Strengthening mechanisms of Mo-La2O3 alloys processed by solid-solid doping and vacuum hot-pressing sintering

Abstract

The molybdenum alloys doped with different contents (0.3, 0.6, 0.9, 1.5 and 2.5 wt %) La2O3 were prepared via solid-solid doping method followed by vacuum hot-pressing sintering. SEM observation and laser diffraction particle size analyzer demonstrated that the presence of La2O3 particles could availably refine the Mo powders after high energy ball milling for 15 h. For the sinters, the grain size of Mo-La2O3 alloys was greatly decreased and the minimum was 83% less compared with pure Mo.
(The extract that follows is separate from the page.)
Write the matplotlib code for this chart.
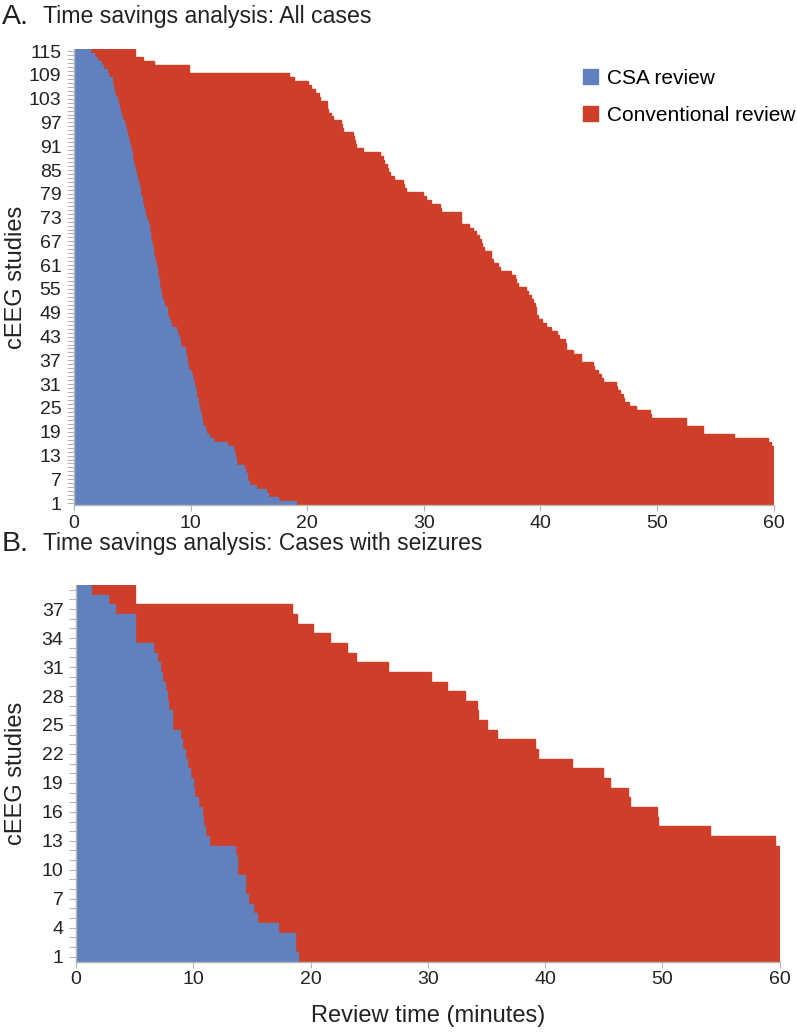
import matplotlib
matplotlib.use("Agg")
import matplotlib.pyplot as plt
import numpy as np

plt.rcParams["font.family"] = ["Liberation Sans", "DejaVu Sans"]

# Panel A: all cases (study 1 .. 115), minutes
csa_all = [
    19.0, 17.5, 16.6, 16.5, 15.6, 15.0, 14.8, 14.8, 14.7, 14.6,
    13.9, 13.9, 13.8, 13.7, 13.6, 13.1, 11.9, 11.6, 11.3, 11.2,
    11.0, 10.95, 10.9, 10.8, 10.7, 10.65, 10.6, 10.5, 10.45, 10.4,
    10.3, 10.2, 10.1, 10.05, 9.8, 9.65, 9.65, 9.6, 9.55, 9.5,
    9.1, 9.05, 9.0, 8.8, 8.75, 8.3, 8.2, 8.1, 8.0, 7.95,
    7.7, 7.6, 7.5, 7.45, 7.4, 7.3, 7.25, 7.2, 7.15, 7.1,
    7.0, 6.95, 6.9, 6.8, 6.75, 6.7, 6.6, 6.55, 6.5, 6.45,
    6.4, 6.35, 6.2, 6.1, 6.0, 5.95, 5.85, 5.8, 5.7, 5.65,
    5.55, 5.5, 5.4, 5.35, 5.25, 5.15, 5.1, 5.0, 4.95, 4.9,
    4.8, 4.7, 4.6, 4.55, 4.45, 4.35, 4.25, 4.15, 4.05, 3.95,
    3.85, 3.75, 3.65, 3.55, 3.4, 3.35, 3.3, 3.25, 2.95, 2.8,
    2.5, 2.3, 2.0, 1.7, 1.4,
]
conv_all = [
    60, 60, 60, 60, 60, 60, 60, 60, 60, 60,
    60, 60, 60, 60, 59.9, 59.8, 59.5, 56.6, 53.9, 53.9,
    52.5, 52.5, 49.5, 49.4, 48.2, 47.6, 47.2, 47.1, 46.8, 46.6,
    46.5, 45.4, 45.2, 44.9, 44.6, 44.5, 43.5, 43.5, 42.8, 42.2,
    42.2, 42.1, 41.6, 41.4, 40.9, 40.5, 40.1, 39.8, 39.6, 39.6,
    39.5, 39.4, 39.2, 38.9, 38.8, 38.1, 37.9, 37.8, 37.5, 36.5,
    36.4, 35.9, 35.8, 35.8, 35.2, 35.0, 34.9, 34.7, 34.5, 34.2,
    33.9, 33.2, 33.2, 33.2, 31.5, 31.4, 30.6, 30.2, 29.9, 28.5,
    28.3, 28.2, 27.4, 27.1, 26.9, 26.8, 26.6, 26.5, 26.2, 24.8,
    24.2, 24.1, 24.0, 23.9, 23.1, 23.0, 22.9, 22.2, 22.0, 21.8,
    21.7, 21.7, 21.1, 21.0, 20.7, 20.3, 20.1, 18.9, 18.4, 9.9,
    9.9, 6.9, 5.9, 5.2, 5.2,
]

# Panel B: cases with seizures (study 1 .. 39)
csa_seiz = [
    18.95, 18.7, 18.7, 17.25, 15.4, 15.1, 14.7, 14.4, 14.4, 13.7,
    13.7, 13.55, 11.3, 11.0, 10.85, 10.7, 10.4, 10.1, 10.0, 9.7,
    9.44, 9.3, 9.0, 8.87, 8.16, 8.16, 7.87, 7.73, 7.59, 7.3,
    7.16, 6.9, 6.6, 5.03, 5.03, 5.03, 3.33, 2.76, 1.25,
]
conv_seiz = [
    60, 60, 60, 60, 60, 60, 60, 60, 60, 60,
    60, 59.95, 59.6, 54.05, 49.6, 49.5, 47.2, 47.1, 45.5, 44.9,
    42.3, 39.4, 39.1, 35.9, 35.0, 34.3, 34.2, 33.2, 31.6, 30.3,
    26.6, 23.9, 23.1, 21.65, 20.2, 18.8, 18.4, 5.03, 5.03,
]

BLUE = "#6181be"
RED = "#cf3e29"
GREY = "#b5b5b5"
TXT = "#222222"


def draw_panel(ax, csa, conv, tick_step):
    n = len(csa)
    studies = np.arange(1, n + 1)
    ax.barh(studies, conv, height=1.0, color=RED, edgecolor=RED, linewidth=1.0,
            label="Conventional review")
    ax.barh(studies, csa, height=1.0, color=BLUE, edgecolor=BLUE, linewidth=1.0,
            label="CSA review")
    ax.set_xlim(0, 60)
    ax.set_ylim(0.5, n + 0.5)
    ax.set_xticks(range(0, 61, 10))
    ax.set_yticks(range(1, n + 1, tick_step))
    ax.set_yticks(studies, minor=True)
    for side in ("top", "right"):
        ax.spines[side].set_visible(False)
    for side in ("left", "bottom"):
        ax.spines[side].set_color(GREY)
        ax.spines[side].set_linewidth(1.0)
    ax.tick_params(axis="both", which="both", colors=GREY, labelcolor=TXT,
                   labelsize=14)
    ax.tick_params(axis="y", which="both", length=5, width=0.8, pad=4)
    ax.tick_params(axis="x", length=4, width=0.8, pad=3)
    ax.set_ylabel("cEEG studies", fontsize=17, color=TXT)


fig = plt.figure(figsize=(7.97, 10.33), dpi=100)
ax_a = fig.add_axes([0.0928, 0.511, 0.878, 0.4415])
ax_b = fig.add_axes([0.0954, 0.0692, 0.883, 0.3645])

draw_panel(ax_a, csa_all, conv_all, 6)
draw_panel(ax_b, csa_seiz, conv_seiz, 3)
ax_a.yaxis.set_label_coords(-0.067, 0.5)
ax_b.yaxis.set_label_coords(-0.0696, 0.5)

ax_b.set_xlabel("Review time (minutes)", fontsize=17, color=TXT)
ax_b.xaxis.set_label_coords(0.5, -0.115)

fig.text(0.002, 0.984, "A.", fontsize=20.5, color=TXT, va="center")
fig.text(0.054, 0.984, "Time savings analysis: All cases", fontsize=16.7,
         color=TXT, va="center")
fig.text(0.002, 0.4735, "B.", fontsize=20.5, color=TXT, va="center")
fig.text(0.054, 0.4735, "Time savings analysis: Cases with seizures", fontsize=16.5,
         color=TXT, va="center")

handles, labels = ax_a.get_legend_handles_labels()
ax_a.legend(handles[::-1], labels[::-1], loc="upper left", bbox_to_anchor=(0.727, 0.957),
            frameon=False, fontsize=15, borderpad=0, handlelength=0.72,
            handleheight=0.72, labelspacing=0.88, handletextpad=0.43,
            borderaxespad=0)

fig.savefig("out.png", dpi=100)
TEM analysis revealed that submicro- and nano-scale La2O3 particles were distributed in Mo matrix. Especially, most of the nano-scale La2O3 particles were located within the grains. Meanwhile, Mo-La2O3 alloys with high relative density were obtained. The uniaxial compression tests results showed that the addition of La2O3 particles also improved the yield strength of Mo alloys. Due to the optimized distribution of La2O3 particles, a yield strength peak that is 78% higher compared with pure Mo is exhibited in Mo-0.9 wt % La2O3 alloy. The quantitative relationships between the yield strength and the size, as well as the volume fraction of La2O3 particles and Mo grain size were presented. Calculation results showed that refinement strengthening contributed more compared with Orowan strengthening.